--- Start The input ---
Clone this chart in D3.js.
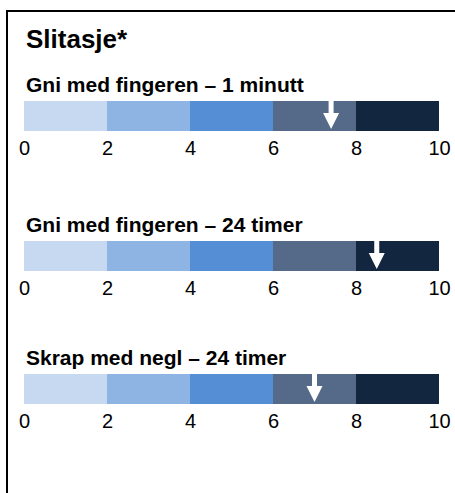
<!DOCTYPE html>
<html><head><meta charset="utf-8">
<script src="https://cdn.jsdelivr.net/npm/d3@7"></script>
<style>body{margin:0;background:#fff;}svg{display:block;font-family:"Liberation Sans",Arial,sans-serif;}</style>
</head><body>
<script>
const title = "Slitasje*";
const categories = ["Gni med fingeren – 1 minutt", "Gni med fingeren – 24 timer", "Skrap med negl – 24 timer"];
const values = [7.4, 8.5, 7.0];
const bandEdges = [0, 2, 4, 6, 8, 10];
const bandColors = ["#c6d9f1", "#8eb4e3", "#558ed5", "#546a88", "#13263f"];
const tickLabels = [0, 2, 4, 6, 8, 10];

const W = 455, H = 493;
const rowTops = [101, 241, 374];
const barH = 30;

const svg = d3.select("body").append("svg").attr("width", W).attr("height", H);
svg.append("rect").attr("x", 7).attr("y", 11).attr("width", 470).attr("height", 500)
  .attr("fill", "none").attr("stroke", "#000").attr("stroke-width", 2);

svg.append("text").attr("x", 26).attr("y", 48).attr("font-size", 26).attr("font-weight", "bold")
  .attr("fill", "#000").text(title);

const x = d3.scaleLinear().domain([0, 10]).range([24, 439]);
const bands = d3.pairs(bandEdges).map((p, i) => ({x0: p[0], x1: p[1], c: bandColors[i]}));

categories.forEach((cat, i) => {
  const g = svg.append("g").attr("transform", `translate(0,${rowTops[i]})`);
  g.append("text").attr("x", 26).attr("y", -9).attr("font-size", 21).attr("font-weight", "bold")
    .attr("fill", "#000").text(cat);
  g.selectAll("rect.band").data(bands).join("rect").attr("class", "band")
    .attr("x", d => x(d.x0)).attr("y", 0).attr("width", d => x(d.x1) - x(d.x0)).attr("height", barH)
    .attr("fill", d => d.c);
  const ax = g.append("g").attr("transform", `translate(0,${barH})`)
    .call(d3.axisBottom(x).tickValues(tickLabels).tickSize(0).tickPadding(10).tickFormat(d3.format("d")));
  ax.select(".domain").remove();
  ax.attr("font-size", 20).attr("font-family", null);
  ax.selectAll("text").attr("font-size", 20).attr("fill", "#000");
  const ah = x(values[i]);
  const p = d3.path();
  p.moveTo(ah - 2.5, 0); p.lineTo(ah + 2.5, 0); p.lineTo(ah + 2.5, 12); p.lineTo(ah + 8, 12);
  p.lineTo(ah, 28); p.lineTo(ah - 8, 12); p.lineTo(ah - 2.5, 12); p.closePath();
  g.append("path").attr("d", p.toString()).attr("fill", "#fff");
});
</script>
</body></html>
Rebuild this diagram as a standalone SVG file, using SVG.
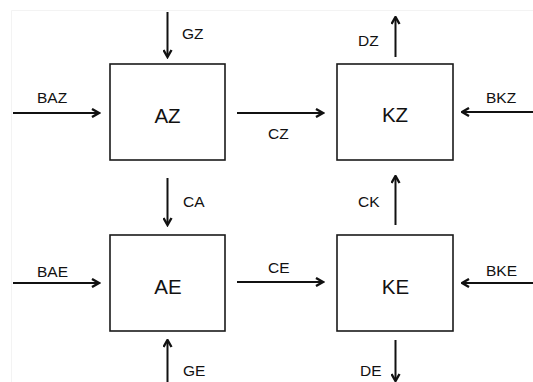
--- End The input ---
Only the lines from the start of the entries above to the line containing "const barH = 30;" are to be given again, exactly and with both ends included; pictures are excluded.

# Written answer
Clone this chart in D3.js.
<!DOCTYPE html>
<html><head><meta charset="utf-8">
<script src="https://cdn.jsdelivr.net/npm/d3@7"></script>
<style>body{margin:0;background:#fff;}svg{display:block;font-family:"Liberation Sans",Arial,sans-serif;}</style>
</head><body>
<script>
const title = "Slitasje*";
const categories = ["Gni med fingeren – 1 minutt", "Gni med fingeren – 24 timer", "Skrap med negl – 24 timer"];
const values = [7.4, 8.5, 7.0];
const bandEdges = [0, 2, 4, 6, 8, 10];
const bandColors = ["#c6d9f1", "#8eb4e3", "#558ed5", "#546a88", "#13263f"];
const tickLabels = [0, 2, 4, 6, 8, 10];

const W = 455, H = 493;
const rowTops = [101, 241, 374];
const barH = 30;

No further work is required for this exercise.